Jack’s ambition came into focus. He was a man concerned only with what you would do for him tomorrow. Loyal Anthony Gallucio had traveled the state by bus, eating at cheap restaurants and treating his employer as if he were an impoverished candidate, not the son of one of the wealthiest men in America. He had given his all to the campaign, his formidable organizing skill, energy, wit, and integrity, and he assumed that he would be going to Washington in Jack’s enlarged office, a minimal reward for his two years of relentless effort. Jack called finally to give him the news. “I’ve got no money,” Gallucio recalls Jack telling him.

For six years, Mary Davis had not simply served as an excellent secretary to Jack but used her astute political sense to promote the congressman in a myriad of ways. For several years she had been working in the office six days a week, then finishing up her work Sunday at home.

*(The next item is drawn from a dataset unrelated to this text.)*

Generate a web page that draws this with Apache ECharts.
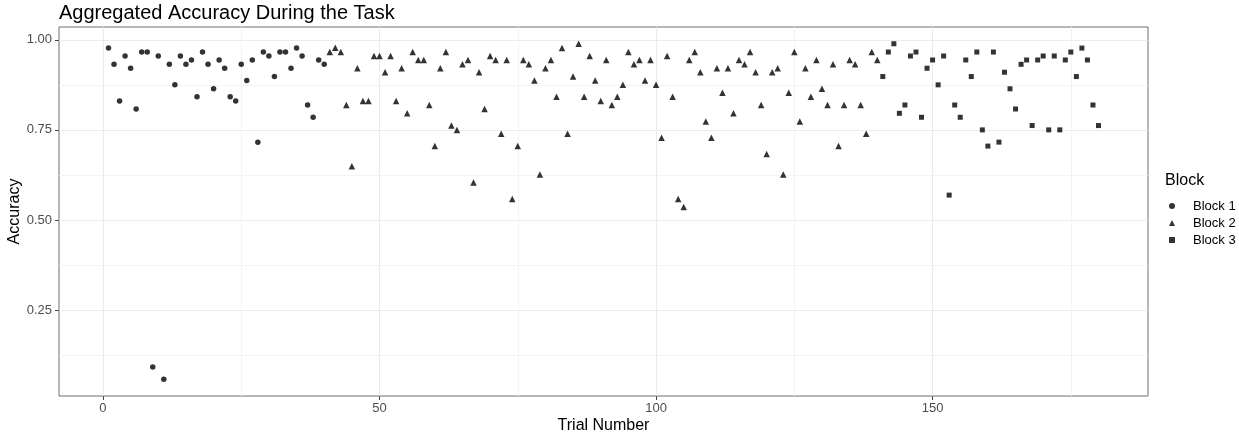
<!DOCTYPE html>
<html>
<head>
<meta charset="utf-8">
<script src="https://cdn.jsdelivr.net/npm/echarts@6/dist/echarts.min.js"></script>
<style>html,body{margin:0;padding:0;background:#fff}#c{width:1239px;height:434px}</style>
</head>
<body>
<div id="c"></div>
<script>
const seriesNames = ['Block 1', 'Block 2', 'Block 3'];
const block1FirstTrial = 1;
const block1Values = [0.977,0.932,0.830,0.955,0.921,0.808,0.966,0.966,0.092,0.955,
  0.058,0.932,0.875,0.955,0.932,0.944,0.842,0.966,0.932,0.864,
  0.944,0.921,0.842,0.830,0.932,0.887,0.944,0.716,0.966,0.955,
  0.898,0.966,0.966,0.921,0.977,0.955,0.819,0.785,0.944,0.932];
const block2FirstTrial = 41;
const block2Values = [0.966,0.978,0.966,0.819,0.649,0.921,0.830,0.830,0.955,0.955,
  0.910,0.955,0.830,0.921,0.796,0.966,0.944,0.944,0.819,0.705,
  0.921,0.966,0.762,0.750,0.932,0.944,0.604,0.910,0.808,0.955,
  0.944,0.739,0.944,0.558,0.705,0.944,0.932,0.887,0.626,0.921,
  0.944,0.842,0.977,0.739,0.898,0.989,0.842,0.955,0.887,0.830,
  0.944,0.819,0.842,0.875,0.966,0.932,0.944,0.887,0.944,0.875,
  0.728,0.955,0.842,0.558,0.536,0.944,0.966,0.910,0.773,0.728,
  0.921,0.853,0.921,0.796,0.944,0.932,0.966,0.910,0.819,0.683,
  0.910,0.921,0.626,0.853,0.966,0.773,0.921,0.842,0.944,0.864,
  0.819,0.932,0.705,0.819,0.944,0.932,0.819,0.739,0.966,0.944];
const block3FirstTrial = 141;
const block3Values = [0.898,0.966,0.989,0.796,0.819,0.955,0.966,0.785,0.921,0.944,
  0.875,0.955,0.569,0.819,0.785,0.944,0.898,0.966,0.750,0.705,
  0.966,0.716,0.910,0.864,0.808,0.932,0.944,0.762,0.944,0.955,
  0.750,0.955,0.750,0.944,0.966,0.898,0.977,0.944,0.819,0.762];
const xTickLabels = [0, 50, 100, 150];
const xMinorTicks = [25, 75, 125, 175];
const yTickLabels = [0.25, 0.50, 0.75, 1.00];
const yMinorTicks = [0.125, 0.375, 0.625, 0.875];

function pairs(first, vals) { return vals.map((v, i) => [first + i, v]); }

const FONT = "'Liberation Sans', Arial, Helvetica, sans-serif";
const xMin = -7.95, xMax = 188.95, yMin = 0.0115, yMax = 1.0355;
const chart = echarts.init(document.getElementById('c'), null, {renderer: 'canvas'});
const grid = {left: 59, right: 91, top: 27, bottom: 38, show: true, borderColor: '#6f6f6f', borderWidth: 1,
  backgroundColor: '#fff', containLabel: false, outerBoundsMode: 'none'};
function minorAxis(vals, min, max) {
  return {type: 'value', min: min, max: max, gridIndex: 0,
    axisLine: {show: false, onZero: false}, axisLabel: {show: false},
    axisTick: {show: false, customValues: vals},
    splitLine: {show: true, lineStyle: {color: '#f3f3f3', width: 1}}};
}
const option = {
  animation: false,
  textStyle: {fontFamily: FONT},
  title: [
    {text: 'Aggregated Accuracy During the Task', left: 59, top: 3, padding: 0,
     textStyle: {fontSize: 20, fontWeight: 'normal', color: '#000', fontFamily: FONT}},
    {text: 'Block', left: 1165, top: 173, padding: 0,
     textStyle: {fontSize: 16, fontWeight: 'normal', color: '#000', fontFamily: FONT}}
  ],
  legend: {orient: 'vertical', left: 1169, top: 199, itemWidth: 6, itemHeight: 6, itemGap: 3,
    padding: 0, data: seriesNames,
    textStyle: {fontSize: 13, color: '#000', lineHeight: 14, fontFamily: FONT, padding: [0, 0, 0, 13]}},
  grid: grid,
  xAxis: [
    {type: 'value', min: xMin, max: xMax, name: 'Trial Number', nameLocation: 'middle', nameGap: 22,
     nameMoveOverlap: false,
     nameTextStyle: {fontSize: 16, color: '#000', fontFamily: FONT},
     axisLine: {show: false, onZero: false},
     axisTick: {show: true, length: 4, customValues: xTickLabels, lineStyle: {color: '#444'}},
     axisLabel: {customValues: xTickLabels, fontSize: 13, color: '#4d4d4d', margin: 6, fontFamily: FONT},
     splitLine: {show: true, lineStyle: {color: '#ebebeb', width: 1}}},
    minorAxis(xMinorTicks, xMin, xMax)
  ],
  yAxis: [
    {type: 'value', min: yMin, max: yMax, name: 'Accuracy', nameLocation: 'middle', nameGap: 36, nameRotate: 90,
     nameMoveOverlap: false,
     nameTextStyle: {fontSize: 16, color: '#000', fontFamily: FONT},
     axisLine: {show: false, onZero: false},
     axisTick: {show: true, length: 4, customValues: yTickLabels, lineStyle: {color: '#444'}},
     axisLabel: {customValues: yTickLabels, fontSize: 13, color: '#4d4d4d', margin: 7, fontFamily: FONT,
       formatter: v => v.toFixed(2)},
     splitLine: {show: true, lineStyle: {color: '#ebebeb', width: 1}}},
    minorAxis(yMinorTicks, yMin, yMax)
  ],
  series: [
    {name: seriesNames[0], type: 'scatter', symbol: 'circle', symbolSize: 5.5,
     itemStyle: {color: '#000'}, data: pairs(block1FirstTrial, block1Values)},
    {name: seriesNames[1], type: 'scatter', symbol: 'triangle', symbolSize: 6.5,
     itemStyle: {color: '#000'}, data: pairs(block2FirstTrial, block2Values)},
    {name: seriesNames[2], type: 'scatter', symbol: 'rect', symbolSize: 5,
     itemStyle: {color: '#000'}, data: pairs(block3FirstTrial, block3Values)}
  ]
};
chart.setOption(option);
</script>
</body>
</html>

She lined up a number of new secretaries and clerical workers for his expanded staff, agreeing on salaries that could reasonably be paid out of Jack’s allotment.

“Well, I can’t pay any more than sixty dollars a week,” Jack replied.

“Sixty dollars a week!” Davis exclaimed. “You’ve got to be joking. Nobody I’ve lined up would be willing to accept a job at that salary. And I wouldn’t ask them.”

“Well, that’s the way it’s going to have to be.”

“Where are you going to get somebody competent for sixty dollars a week? You cannot do that.”

“Mary, you can get candy dippers in Charlestown for fifty dollars a week.”

“Yes, and you’d have candy dippers on your senatorial staff.”

Mary was being paid only ninety dollars a week. Salaries on the Senate side were higher, and she asked to be raised to the one hundred fifteen dollars a week being offered her by a freshman congressman. “Mary, you wouldn’t do this to me,” Jack replied incredulously, unwilling to go beyond a 10 percent raise.

It would have been nothing for this multimillionaire heir to pay this loyal woman an extra eight hundred dollars a year, less than he spent during his weekends in New York. Jack, like the rest of his family, considered it part of the livery of service to be poorly paid. Those who sought market value for their services were expressing their disloyalty and they deserved to be gone, and gone Mary Davis was.